Out of the roughly 60 million Americans who currently receive Social Security, a huge proportion rely on the program for the majority of their income.
The decision about when to claim Social Security is one of the biggest you’ll ever make, and the choice will have implications affecting the rest of your financial life.
One of the hardest-fought debates about Social Security centers on whether you’re better off claiming benefits earlier or later as you approach retirement. With the right to claim retirement benefits anytime between 62 and 70, there’s a surprisingly wide set of possible outcomes.
We’ve put hard numbers into the discussion about Social Security so you can figure out which decision makes the most sense for you.
What Social Security says about when you claim benefits
Social Security calculates your baseline benefit by looking at your earnings history over the course of a 35-year career. It takes each year’s earnings, applies an inflation factor to make it comparable to current-year earnings, and then figures out the average monthly amount. If you haven’t worked 35 full years, then the calculations put in extra zeros in order to make the math work.
From there, Social Security takes your average indexed monthly earnings and runs it through a formula. That gives you what’s known as a primary insurance amount – and that amount, in turn, is what you’ll receive if you take your benefits at your full retirement age, which currently is between 66 and 67 depending on when you were born.
If you claim at a time other than full retirement age, then Social Security makes adjustments to that primary insurance amount. Specifically:
- If you claim early, then you’ll lose five-ninths of 1 percent of your primary insurance amount for each month before full retirement age, up to 36 months. If you claim more than 36 months early, you’ll lose five-twelfths of 1 percent for each month above 36.
- If you claim after your full retirement age, you’ll get delayed retirement credits of two-thirds of 1 percent for every month you wait. The credits max out when you turn 70.
With all those fractions and percentages, it’s no wonder that many people have a lot of trouble figuring out exactly how much filing early will cost them. But it’s easier to understand when you use a simple example.
What filing early costs the average Social Security recipient
Every year, Social Security comes out with statistics on its program, and one of the figures you can find is the average primary insurance amount for all retired workers. For the most recent year for which data is available, that figure was $1,422.
Based on that number, here’s how much filing earlier really costs the average Social Security recipient – or how much waiting can add to check amounts:
- If your primary insurance amount matches the average and you claim early, then your monthly check will shrink by $7.90 for each month before full retirement age, up to 36 months.
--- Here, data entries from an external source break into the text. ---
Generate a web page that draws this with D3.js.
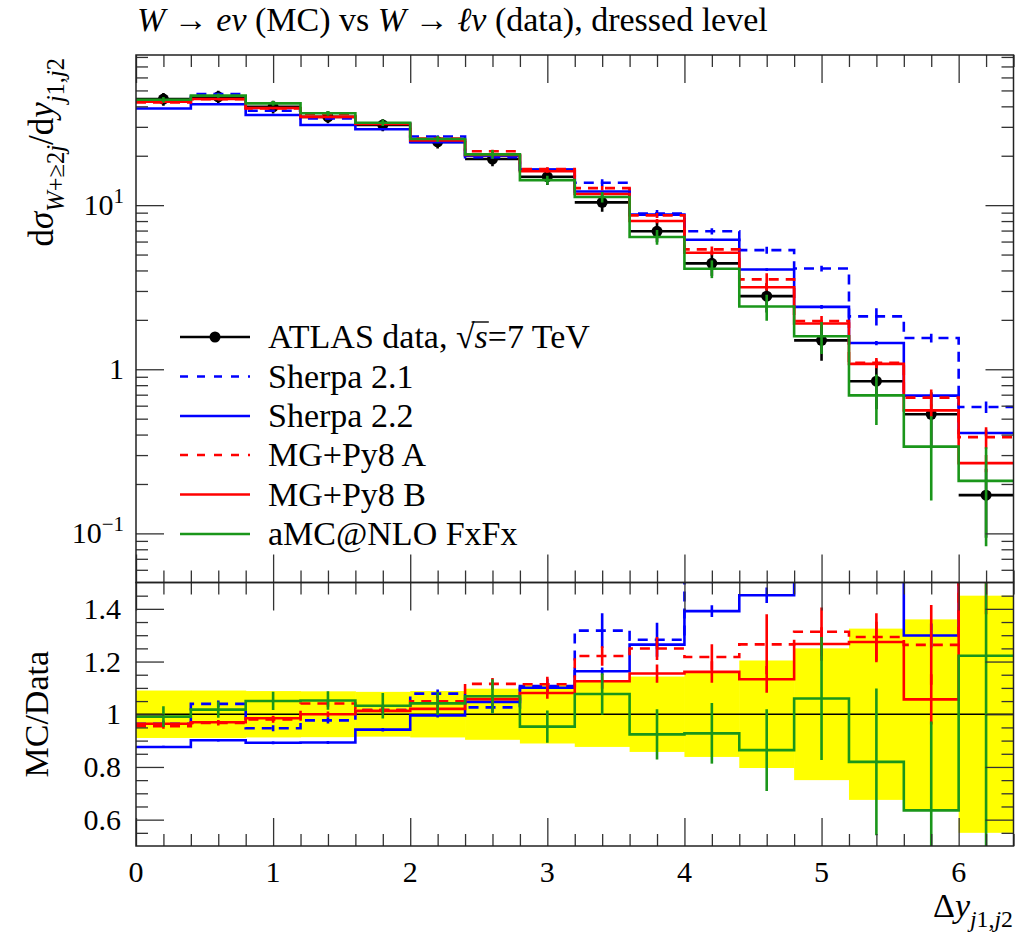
<!DOCTYPE html>
<html>
<head>
<meta charset="utf-8">
<script src="https://cdn.jsdelivr.net/npm/d3@7"></script>
<style>
body{margin:0;background:#fff}
svg text{font-family:"Liberation Serif","DejaVu Serif",serif;fill:#000}
</style>
</head>
<body>
<script>
// bins in delta y(j1,j2)
var binEdges = [0,0.4,0.8,1.2,1.6,2.0,2.4,2.8,3.2,3.6,4.0,4.4,4.8,5.2,5.6,6.0,6.4];

// ATLAS data and its relative uncertainty
var dataVal    = [44.3,45.7,39.7,34.5,30.8,24.3,19.1,14.9,10.4,6.93,4.42,2.79,1.50,0.846,0.532,0.171];
var dataRelErr = [0.09,0.09,0.088,0.087,0.085,0.088,0.097,0.111,0.124,0.143,0.162,0.204,0.25,0.325,0.36,0.45];

// MC predictions and their relative stat. errors
var sherpa21    = [42.7,47.5,37.6,33.7,31.3,26.2,19.6,16.5,13.7,8.89,6.93,5.32,4.11,2.10,1.55,0.589];
var sherpa21Err = [0.012,0.012,0.012,0.012,0.014,0.015,0.02,0.025,0.05,0.05,0.045,0.05,0.04,0.12,0.06,0.08];
var sherpa22    = [38.8,41.2,35.4,30.8,29.0,24.2,20.0,16.4,12.1,8.76,6.15,4.05,2.40,1.445,0.691,0.409];
var sherpa22Err = [0.005,0.005,0.006,0.006,0.007,0.008,0.009,0.01,0.012,0.014,0.016,0.02,0.025,0.03,0.035,0.045];
var mgA         = [42.3,44.2,38.9,35.9,31.3,25.5,21.3,16.6,12.7,8.66,5.38,3.53,1.97,1.094,0.672,0.386];
var mgAErr      = [0.01,0.01,0.012,0.012,0.015,0.018,0.02,0.025,0.03,0.035,0.04,0.09,0.07,0.07,0.12,0.15];
var mgB         = [42.7,44.3,39.1,34.5,31.2,24.8,20.2,16.1,11.7,8.00,5.13,3.16,1.90,1.078,0.562,0.268];
var mgBErr      = [0.008,0.008,0.01,0.01,0.012,0.014,0.016,0.02,0.025,0.03,0.035,0.045,0.05,0.06,0.09,0.12];
var amc         = [43.9,46.5,41.7,36.3,31.8,25.3,20.4,14.2,11.2,6.40,4.10,2.41,1.59,0.693,0.338,0.209];
var amcErr      = [0.04,0.03,0.033,0.033,0.047,0.042,0.061,0.064,0.073,0.103,0.124,0.18,0.22,0.34,0.53,0.6];

var seriesNames = ["Sherpa 2.1","Sherpa 2.2","MG+Py8 A","MG+Py8 B","aMC@NLO FxFx"];

// tick labels
var xTickVals  = [0,1,2,3,4,5,6];
var xTickText  = ["0","1","2","3","4","5","6"];
var yTickVals  = [0.1,1,10];
var yTickBase  = ["10","1","10"];
var yTickExp   = ["\u22121","","1"];
var rTickVals  = [0.6,0.8,1,1.2,1.4];
var rTickText  = ["0.6","0.8","1","1.2","1.4"];

var WIDTH = 1015, HEIGHT = 935;
var L = 136, R = 1013.5, TOP = 55, MID = 582.5, BOT = 846;
var FONT = 34, TICKFONT = 30;

var series = [
	{name:seriesNames[0], v:sherpa21, e:sherpa21Err, color:"#0000ff", dash:"10,7"},
	{name:seriesNames[1], v:sherpa22, e:sherpa22Err, color:"#0000ff", dash:null},
	{name:seriesNames[2], v:mgA, e:mgAErr, color:"#ff0000", dash:"10,7"},
	{name:seriesNames[3], v:mgB, e:mgBErr, color:"#ff0000", dash:null},
	{name:seriesNames[4], v:amc, e:amcErr, color:"#1a961a", dash:null}
];

var svg = d3.select("body").append("svg").attr("width",WIDTH).attr("height",HEIGHT);

var x  = d3.scaleLinear().domain([0,6.4]).range([L,R]);
var y  = d3.scaleLog().domain([0.0502,82.2]).range([MID,TOP]);
var yr = d3.scaleLinear().domain([0.5,1.5]).range([BOT,MID]);

var defs = svg.append("defs");
defs.append("clipPath").attr("id","clipTop").append("rect")
	.attr("x",L).attr("y",TOP).attr("width",R-L).attr("height",MID-TOP);
defs.append("clipPath").attr("id","clipRat").append("rect")
	.attr("x",L).attr("y",MID).attr("width",R-L).attr("height",BOT-MID);

// rich text helper (italic / sub / sup parts)
var rich = function(sel, parts, size){
	var cur = 0;
	parts.forEach(function(p){
		var off = p.sub ? size*0.3 : (p.sup ? -size*0.4 : 0);
		sel.append("tspan").attr("dy", off-cur)
			.style("font-size", (p.sub||p.sup) ? size*0.7+"px" : size+"px")
			.style("font-style", p.it ? "italic" : "normal")
			.text(p.t);
		cur = off;
	});
	return sel;
};

var stepPts = function(vals){
	var p = vals.map(function(v,i){return [binEdges[i],v]});
	p.push([binEdges[binEdges.length-1], vals[vals.length-1]]);
	return p;
};
var centers = binEdges.slice(0,-1).map(function(b,i){return (b+binEdges[i+1])/2});

// ---------- top panel ----------
var gTop = svg.append("g").attr("clip-path","url(#clipTop)");
var lineTop = d3.line().x(function(d){return x(d[0])}).y(function(d){return y(d[1])}).curve(d3.curveStepAfter);

// data
gTop.selectAll(".dh").data(dataVal).enter().append("line")
	.attr("x1",function(d,i){return x(binEdges[i])}).attr("x2",function(d,i){return x(binEdges[i+1])})
	.attr("y1",function(d){return y(d)}).attr("y2",function(d){return y(d)})
	.attr("stroke","#000").attr("stroke-width",2.6);
gTop.selectAll(".dv").data(dataVal).enter().append("line")
	.attr("x1",function(d,i){return x(centers[i])}).attr("x2",function(d,i){return x(centers[i])})
	.attr("y1",function(d,i){return y(d*(1+dataRelErr[i]))}).attr("y2",function(d,i){return y(d*(1-dataRelErr[i]))})
	.attr("stroke","#000").attr("stroke-width",2.6);
gTop.selectAll(".dp").data(dataVal).enter().append("circle")
	.attr("cx",function(d,i){return x(centers[i])}).attr("cy",function(d){return y(d)})
	.attr("r",5.5).attr("fill","#000");

series.forEach(function(s){
	gTop.append("path").datum(stepPts(s.v)).attr("d",lineTop)
		.attr("fill","none").attr("stroke",s.color).attr("stroke-width",2.6)
		.attr("stroke-dasharray",s.dash);
	gTop.selectAll(null).data(s.v).enter().append("line")
		.attr("x1",function(d,i){return x(centers[i])}).attr("x2",function(d,i){return x(centers[i])})
		.attr("y1",function(d,i){return y(d*(1+s.e[i]))}).attr("y2",function(d,i){return y(Math.max(d*(1-s.e[i]),1e-4))})
		.attr("stroke",s.color).attr("stroke-width",2.6);
});

// ---------- ratio panel ----------
var gRat = svg.append("g").attr("clip-path","url(#clipRat)");
gRat.selectAll(".band").data(dataRelErr).enter().append("rect")
	.attr("x",function(d,i){return x(binEdges[i])})
	.attr("width",function(d,i){return x(binEdges[i+1])-x(binEdges[i])+0.5})
	.attr("y",function(d){return yr(1+d)})
	.attr("height",function(d){return yr(1-d)-yr(1+d)})
	.attr("fill","#ffff00");
gRat.append("line").attr("x1",L).attr("x2",R).attr("y1",yr(1)).attr("y2",yr(1))
	.attr("stroke","#000").attr("stroke-width",1.3);

var lineRat = d3.line().x(function(d){return x(d[0])}).y(function(d){return yr(d[1])}).curve(d3.curveStepAfter);
series.forEach(function(s){
	var rv = s.v.map(function(v,i){return v/dataVal[i]});
	gRat.append("path").datum(stepPts(rv)).attr("d",lineRat)
		.attr("fill","none").attr("stroke",s.color).attr("stroke-width",2.6)
		.attr("stroke-dasharray",s.dash);
	gRat.selectAll(null).data(s.v).enter().append("line")
		.attr("x1",function(d,i){return x(centers[i])}).attr("x2",function(d,i){return x(centers[i])})
		.attr("y1",function(d,i){return yr(d*(1+s.e[i])/dataVal[i])}).attr("y2",function(d,i){return yr(d*(1-s.e[i])/dataVal[i])})
		.attr("stroke",s.color).attr("stroke-width",2.6);
});

// ---------- axes / ticks ----------
var tickStroke = function(g){
	g.select(".domain").remove();
	g.selectAll(".tick line").attr("stroke","#333").attr("stroke-width",1.3);
	g.selectAll(".tick text").remove();
};
var xMinor = d3.range(0,6.41,0.2).filter(function(v){return Math.abs(v-Math.round(v))>1e-6});
var logMinor = [];
[0.01,0.1,1,10].forEach(function(dec){ for(var k=2;k<10;k++){ var v=k*dec; if(v>0.0502 && v<82.2) logMinor.push(v);} });
var rMinor = d3.range(0.55,1.5,0.05).filter(function(v){return Math.abs(v*5-Math.round(v*5))>1e-6});

[[TOP,MID],[MID,BOT]].forEach(function(p){
	svg.append("g").attr("transform","translate(0,"+p[0]+")")
		.call(d3.axisTop(x).tickValues(xTickVals).tickSize(-28)).call(tickStroke);
	svg.append("g").attr("transform","translate(0,"+p[0]+")")
		.call(d3.axisTop(x).tickValues(xMinor).tickSize(-12)).call(tickStroke);
	svg.append("g").attr("transform","translate(0,"+p[1]+")")
		.call(d3.axisBottom(x).tickValues(xTickVals).tickSize(-28)).call(tickStroke);
	svg.append("g").attr("transform","translate(0,"+p[1]+")")
		.call(d3.axisBottom(x).tickValues(xMinor).tickSize(-12)).call(tickStroke);
});
svg.append("g").attr("transform","translate("+L+",0)").call(d3.axisLeft(y).tickValues(yTickVals).tickSize(-28)).call(tickStroke);
svg.append("g").attr("transform","translate("+L+",0)").call(d3.axisLeft(y).tickValues(logMinor).tickSize(-12)).call(tickStroke);
svg.append("g").attr("transform","translate("+R+",0)").call(d3.axisRight(y).tickValues(yTickVals).tickSize(-28)).call(tickStroke);
svg.append("g").attr("transform","translate("+R+",0)").call(d3.axisRight(y).tickValues(logMinor).tickSize(-12)).call(tickStroke);
svg.append("g").attr("transform","translate("+L+",0)").call(d3.axisLeft(yr).tickValues(rTickVals).tickSize(-28)).call(tickStroke);
svg.append("g").attr("transform","translate("+L+",0)").call(d3.axisLeft(yr).tickValues(rMinor).tickSize(-12)).call(tickStroke);
svg.append("g").attr("transform","translate("+R+",0)").call(d3.axisRight(yr).tickValues(rTickVals).tickSize(-28)).call(tickStroke);
svg.append("g").attr("transform","translate("+R+",0)").call(d3.axisRight(yr).tickValues(rMinor).tickSize(-12)).call(tickStroke);

// frames
svg.append("rect").attr("x",L).attr("y",TOP).attr("width",R-L).attr("height",MID-TOP)
	.attr("fill","none").attr("stroke","#222").attr("stroke-width",1.5);
svg.append("rect").attr("x",L).attr("y",MID).attr("width",R-L).attr("height",BOT-MID)
	.attr("fill","none").attr("stroke","#222").attr("stroke-width",1.5);

// tick labels
svg.selectAll(".xl").data(xTickVals).enter().append("text")
	.attr("x",function(d){return x(d)}).attr("y",882)
	.attr("text-anchor","middle").style("font-size",TICKFONT+"px")
	.text(function(d,i){return xTickText[i]});
yTickVals.forEach(function(v,i){
	var t = svg.append("text").attr("x",124).attr("y",y(v)+10).attr("text-anchor","end");
	var parts = [{t:yTickBase[i]}];
	if(yTickExp[i]) parts.push({t:yTickExp[i], sup:true});
	rich(t, parts, TICKFONT);
});
svg.selectAll(".rl").data(rTickVals).enter().append("text")
	.attr("x",121).attr("y",function(d){return yr(d)+10})
	.attr("text-anchor","end").style("font-size",TICKFONT+"px")
	.text(function(d,i){return rTickText[i]});

// title
rich(svg.append("text").attr("x",137).attr("y",31), [
	{t:"W",it:true},{t:" \u2192 "},{t:"e\u03bd",it:true},{t:" (MC) vs "},
	{t:"W",it:true},{t:" \u2192 "},{t:"\u2113\u03bd",it:true},{t:" (data), dressed level"}
], FONT);

// axis labels
rich(svg.append("text").attr("transform","translate(53,"+(TOP+3)+") rotate(-90)").attr("text-anchor","end"), [
	{t:"d"},{t:"\u03c3",it:true},{t:"W",it:true,sub:true},{t:"+\u22652",sub:true},{t:"j",it:true,sub:true},
	{t:"/d"},{t:"y",it:true},{t:"j",it:true,sub:true},{t:"1,",sub:true},{t:"j",it:true,sub:true},{t:"2",sub:true}
], 35);
rich(svg.append("text").attr("transform","translate(48,"+yr(1)+") rotate(-90)").attr("text-anchor","middle"), [
	{t:"MC/Data"}
], FONT);
rich(svg.append("text").attr("x",1013).attr("y",917).attr("text-anchor","end"), [
	{t:"\u0394"},{t:"y",it:true},{t:"j",it:true,sub:true},{t:"1,",sub:true},{t:"j",it:true,sub:true},{t:"2",sub:true}
], FONT);

// legend
var legY = [337,376.5,416,455,494.5,534];
var leg = svg.append("g");
leg.append("line").attr("x1",180).attr("x2",250).attr("y1",legY[0]).attr("y2",legY[0])
	.attr("stroke","#000").attr("stroke-width",2.6);
leg.append("circle").attr("cx",215).attr("cy",legY[0]).attr("r",5.5).attr("fill","#000");
var preTxt = "ATLAS data, \u221a";
var atl = leg.append("text").attr("x",268).attr("y",legY[0]+11).style("font-size",FONT+"px");
atl.append("tspan").text(preTxt);
atl.append("tspan").style("font-style","italic").text("s");
atl.append("tspan").text("=7 TeV");
// radical bar over the s
var preW = atl.node().getSubStringLength(0, preTxt.length);
var sW = atl.node().getSubStringLength(preTxt.length, 1);
leg.append("line").attr("x1",268+preW-3).attr("x2",268+preW+sW+1)
	.attr("y1",legY[0]-15).attr("y2",legY[0]-15).attr("stroke","#000").attr("stroke-width",1.4);
series.forEach(function(s,i){
	var yy = legY[i+1];
	leg.append("line").attr("x1",180).attr("x2",250).attr("y1",yy).attr("y2",yy)
		.attr("stroke",s.color).attr("stroke-width",2.6).attr("stroke-dasharray",s.dash ? "8,9" : null);
	leg.append("text").attr("x",268).attr("y",yy+11).style("font-size",FONT+"px").text(s.name);
});
</script>
</body>
</html>
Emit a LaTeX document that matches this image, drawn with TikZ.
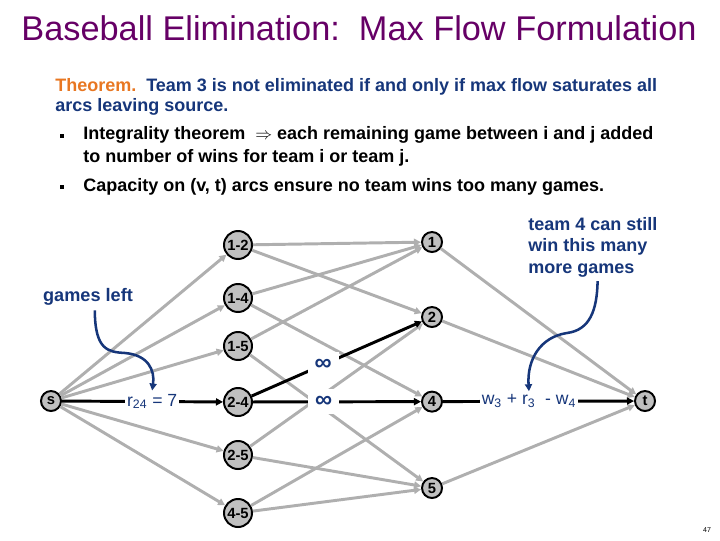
\documentclass[tikz,border=0pt]{standalone}
\usepackage{fontspec}
\setmainfont{Liberation Sans}
\usepackage{amsmath}
\usepackage{amssymb}
\usetikzlibrary{arrows.meta}

\definecolor{titlepurple}{RGB}{102,0,102}
\definecolor{thmorange}{RGB}{232,119,34}
\definecolor{noteblue}{RGB}{22,54,122}
\definecolor{edgegray}{RGB}{175,175,175}
\definecolor{nodegray}{RGB}{192,192,192}

\tikzset{
  game/.style={circle, draw=black, line width=1.4pt, fill=nodegray, inner sep=0pt,
    minimum size=0.7cm, font=\bfseries\fontsize{10.5}{11}\selectfont},
  team/.style={circle, draw=black, line width=1.4pt, fill=nodegray, inner sep=0pt,
    minimum size=0.5cm, font=\bfseries\fontsize{10.5}{11}\selectfont},
  gedge/.style={draw=edgegray, line width=2.1pt, -{Triangle[length=5pt,width=5pt]}},
  bedge/.style={draw=black, line width=2.1pt, -{Triangle[length=5pt,width=5pt]}},
  lab/.style={fill=white, inner sep=1.5pt, text=noteblue, font=\fontsize{12.5}{12.5}\selectfont},
  inf/.style={fill=white, inner sep=5pt, text=noteblue, font=\bfseries\fontsize{17}{17}\selectfont},
  callout/.style={draw=noteblue, line width=1.8pt, -{Triangle[length=5pt,width=5pt]}},
  bodytext/.style={anchor=west, inner sep=0pt, font=\bfseries\fontsize{12.8}{14}\selectfont},
  bulletbox/.style={fill=black, inner sep=0pt, minimum size=2.2pt},
}

\begin{document}
\begin{tikzpicture}[x=0.025cm, y=-0.025cm]
  \useasboundingbox (0,0) rectangle (720,540);

  % heading and text
  \node[text=titlepurple, font=\fontsize{24.4}{24.4}\selectfont] (title) at (359,28)
    {Baseball Elimination:\ \ Max Flow Formulation};
  \node[bodytext, text=noteblue] (thm1) at (55,87)
    {\textcolor{thmorange}{Theorem.}\ \ Team 3 is not eliminated if and only if max flow saturates all};
  \node[bodytext, text=noteblue] (thm2) at (55,107) {arcs leaving source.};
  \node[bulletbox] (b1) at (62,136) {};
  \node[bodytext] (int1) at (83,135)
    {Integrality theorem\ \ $\Rightarrow$ each remaining game between i and j added};
  \node[bodytext] (int2) at (83,158) {to number of wins for team i or team j.};
  \node[bulletbox] (b2) at (62,187) {};
  \node[bodytext] (capline) at (83,187)
    {Capacity on (v, t) arcs ensure no team wins too many games.};

  % network
  \node[team] (s) at (51,401) {s};
  \node[game] (g12) at (238,245) {1-2};
  \node[game] (g14) at (238,298) {1-4};
  \node[game] (g15) at (238,346) {1-5};
  \node[game] (g24) at (238,402) {2-4};
  \node[game] (g25) at (238,455) {2-5};
  \node[game] (g45) at (238,513) {4-5};
  \node[team] (v1) at (432,242) {1};
  \node[team] (v2) at (432,317) {2};
  \node[team] (v4) at (432,401.6) {4};
  \node[team] (v5) at (432,488) {5};
  \node[team] (t) at (645,401) {t};

  \foreach \g in {g12,g14,g15,g25,g45}
    \draw[gedge] (s) -- (\g);
  \draw[gedge] (g12) -- (v1);
  \draw[gedge] (g12) -- (v2);
  \draw[gedge] (g14) -- (v1);
  \draw[gedge] (g14) -- (v4);
  \draw[gedge] (g15) -- (v1);
  \draw[gedge] (g15) -- (v5);
  \draw[gedge] (g25) -- (v2);
  \draw[gedge] (g25) -- (v5);
  \draw[gedge] (g45) -- (v4);
  \draw[gedge] (g45) -- (v5);
  \foreach \v in {v1,v2,v5}
    \draw[gedge] (\v) -- (t);

  \draw[bedge] (s) -- node[lab, pos=0.56] (r24) {r\textsubscript{24} = 7} (g24);
  \draw[bedge] (g24) -- node[inf, pos=0.42] (inf2) {∞} (v2);
  \draw[bedge] (g24) -- node[inf, pos=0.42] (inf4) {∞} (v4);
  \draw[bedge] (v4) -- node[lab, pos=0.45] (caplab)
    {w\textsubscript{3} + r\textsubscript{3}\ \ - w\textsubscript{4}} (t);

  % notes
  \node[text=noteblue, font=\bfseries\fontsize{12.9}{12.9}\selectfont] (left) at (88,297) {games left};
  \node[text=noteblue, align=left, anchor=north west, inner sep=0pt,
    font=\bfseries\fontsize{12.8}{15.2}\selectfont] (more) at (528,217)
    {team 4 can still\\win this many\\more games};
  \draw[callout] ([xshift=0.12cm,yshift=-0.1cm]more.south) .. controls (597,310) and (590,330) .. (567,333)
    .. controls (540,337) and (527,360) .. (caplab.north);
  \draw[callout] ([xshift=0.17cm]left.south) .. controls (95,350) and (108,352) .. (125,353)
    .. controls (148,355) and (155,370) .. (r24.north);

  \node[font=\fontsize{5}{5}\selectfont] (page) at (707,530) {47};
\end{tikzpicture}
\end{document}
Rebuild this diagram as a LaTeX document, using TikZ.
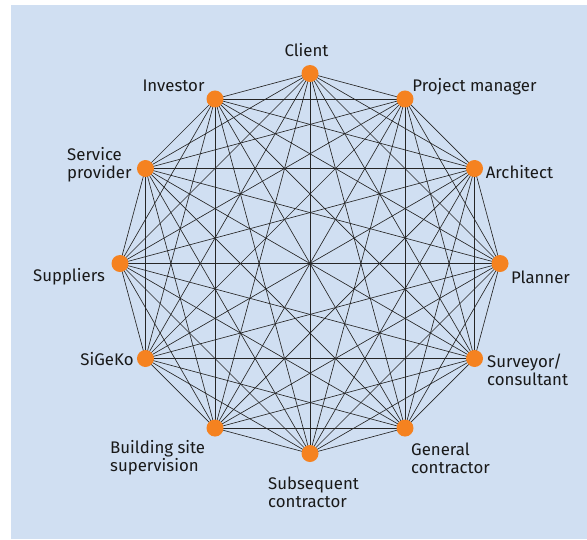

For instance, if you claim 12 months early, then you’ll lose 12 times $7.90 or $94.80 per month, leaving you with about $1,327 for your monthly check.
- After you reach 36 months, each additional month early that you claim costs you $5.93 in monthly benefits. So for instance, say that you file 48 months early. First, you take $7.90 times 36, which gives you $284.40. Then add in 12 times $5.93, which comes out to $71.16. Add up those two figures and you get a total reduction of $355.56, which cuts your monthly check to $1,066.
- If you wait past full retirement age, your delayed retirement credits will add $9.48 to your benefit for every month you wait. For instance, wait a year past full retirement age, and you’ll end up with an extra $113.76, giving you about $1,536 per month in benefits.
If your primary insurance amount is different, then the numbers above won’t be right. But they should still give you a rough sense of the impact of filing early or late – and understand that the greater your benefit, the larger the decrease or increase will be in dollar terms.
Be smart about Social Security
Only you can decide whether having more money later or less money earlier makes more financial sense from your own personal perspective. However, by having a better grasp of exactly how much money you’re talking about – rather than just generic percentage reductions and credits – you’ll be smarter in assessing your options and making the best possible choice.